EKBIS.CO, JOHANNESBURG -- Para anggota kelompok ekonomi BRICS yang terdiri dari negara-negara berkembang utama bertemu di Afrika Selatan, Selasa (22/8/2023), untuk menghadiri pertemuan puncak yang dapat menentukan masa depan blok ini. Perwakilan lima negara tersebut dipastikan akan bersuara keras dalam menolak tatanan dunia yang mereka anggap tidak adil, karena didominasi oleh Barat dan AS.
Kelompok yang terdiri dari Brasil, Rusia, India, China, dan Afrika Selatan ini, beberapa negara diantaranya tidak pernah lebih menonjol di panggung dunia. Namun, BRICS telah mengangkat suara mereka dan mendapat sorotan banyak negara lain.
Walaupun kali ini Presiden Rusia tidak dapat menghadiri KTT ini secara langsung, karena negara tuan rumah, Afrika Selatan, memiliki keterikatan untuk menangkapnya atas dugaan kejahatan perang. Dua anggota lainnya, India dan China, memiliki konflik perbatasan yang membara.

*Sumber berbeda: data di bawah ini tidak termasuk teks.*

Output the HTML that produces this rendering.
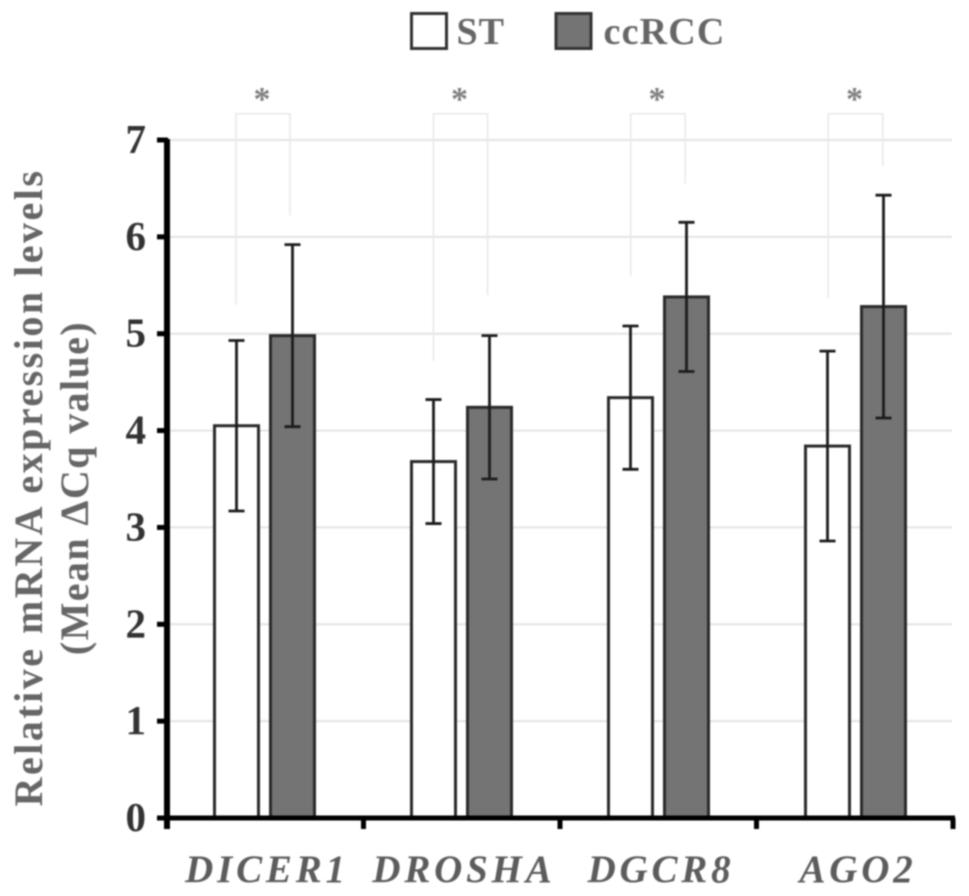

Sementara Beijing terkunci dalam persaingan dengan Amerika Serikat. Sedangkan New Delhi juga memiliki hubungan yang erat dengan Washington. Ini bukan blok negara yang paling bahagia. Namun demikian, blok negara ini sekarang menerima tawaran resmi dari hampir dua lusin negara untuk bergabung dengan membuka pintu bergabung dengan negara berkembang utama mereka.
Dalam sebuah laporan dari CNN, diskusi mengenai penambahan anggota baru diperkirakan akan menjadi agenda utama dalam pertemuan tiga hari yang dimulai pada hari Selasa (22/8/2023). Para pemimpin BRICS, dengan pengecualian Vladimir Putin dari Rusia, akan berkumpul secara langsung untuk pertama kalinya sejak pandemi.
Putin, yang memiliki surat perintah penangkapan dari Pengadilan Kriminal Internasional terkait invasi brutal ke Ukraina, akan hadir secara virtual. Sementara itu, Presiden Afrika Selatan Cyril Ramaphosa pada Ahad lalu memberikan dukungannya di belakang ekspansi BRICS.
Ramaphosa mengatakan bahwa badan yang lebih besar akan "mewakili kelompok negara yang beragam" yang memiliki "keinginan yang sama untuk memiliki tatanan global yang lebih seimbang" di dunia yang "semakin kompleks dan terpecah-pecah".
Arah dan identitas kelompok ini, dimana para anggotanya menginginkan lebih banyak suara dalam sistem internasional kepada mereka. Dibandingkan sistem yang ada saat ini dianggap lebih berpihak pada negara-negara Barat dan Kelompok Tujuh (G7). Meskipun dunia saat ini, mengalami pergeseran dalam mendominasi ekonomi global dalam beberapa dekade terakhir.
Blok ini berisiko menjadi lebih geopolitik dalam upayanya untuk menyeimbangkan kembali kekuatan global, kata para analis. Terutama dua kekuatan, Cina dan Rusia yang berusaha untuk membawa blok ini ke pihak yang berlawanan, dengan meningkatnya ketegangan dengan Barat. Karena itu, maka alasan ekspansi keanggotaan sangat masuk akal.
Berbicara pada sebuah konferensi pers menjelang KTT minggu lalu, utusan Cina di Afrika Selatan mengatakan bahwa semakin banyak negara yang berharap untuk bergabung dengan BRICS untuk "melindungi kepentingan-kepentingan mereka yang sah."
"Dalam menghadapi beberapa negara yang menggunakan kekuatannya berupa sanksi-sanksi sepihak dan terlibat dalam yurisdiksi yang panjang, negara-negara BRICS bersikeras untuk melakukan dialog dan konsultasi yang setara," ujar Duta Besar Chen Xiaodong, dengan menggunakan bahasa khas Beijing untuk mengkritik apa yang dilihatnya sebagai kebijakan AS.
Masalah ekspansi ini mungkin merupakan "uji coba pertama bagi asosiasi ini dalam satu setengah dekade keberadaannya," menurut Bhaso Ndzendze, seorang profesor politik dan hubungan internasional di Universitas Johannesburg.
Menambah anggota "akan memperluas kehadiran global kelompok ini" dan meningkatkan dukungan untuk agendanya dalam melawan dominasi politik Barat, ujarnya.
Namun ada perbedaan pendapat mengenai apakah perluasan itu perlu dilakukan, dan "tentu saja tidak semua (anggota) akan mendukung masuknya negara-negara yang sama."